What I've found challenging is that usually, the supervisor has been able to "see through" my responses - and sometimes, despite our agreement, the supervisor will just ask point blank "So, you think we should keep him?" (because in these settings its always been a him). The challenge is that in the two cases I'm thinking of, they needed to quit/be fired - they weren't a good fit for the work anymore. So despite my response being "You know I'm not allowed to answer that", I feel like I haven't quite been able to keep my impression of the situation out of my feedback to the supervisor.

Felix Villanueva - September 23rd, 2023 at 3:57pm

These are all great responses. As to Brian's point, this is where some coaches get into trouble. When facing this kind of situation, the coaches response should be a simple, "That's not my role."

Tony Myles - October 7th, 2023 at 10:07pm

It seems like the personal versus corporate coaching agreements both require real-time conversations where the goals are agreed upon. They differ, though, in that working with an organization isn't as easily reshaped since the group has likely brought in a coach for a specific purpose that is shared... where the individual contract/focus can be sensed and reshaped more personally.
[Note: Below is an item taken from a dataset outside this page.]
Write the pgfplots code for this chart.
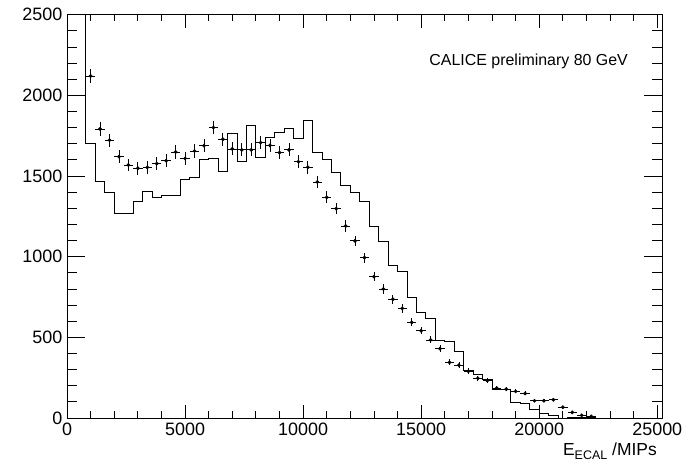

I'd approach both with professionalism and clarity. Reviewing things up front make all the difference over the long haul, as here we identify expectations and the projected outcomes. I'd guess that there needs to be some kind of review to make sure everything has been considered, including any liabilities and accountability. The responsibility has to be clarified, too, because while both the entity and Coachee matter, one is likely the larger partner and voice. In this way I can avoid conflicting interests by erring on the side of the larger ask/goal/partner.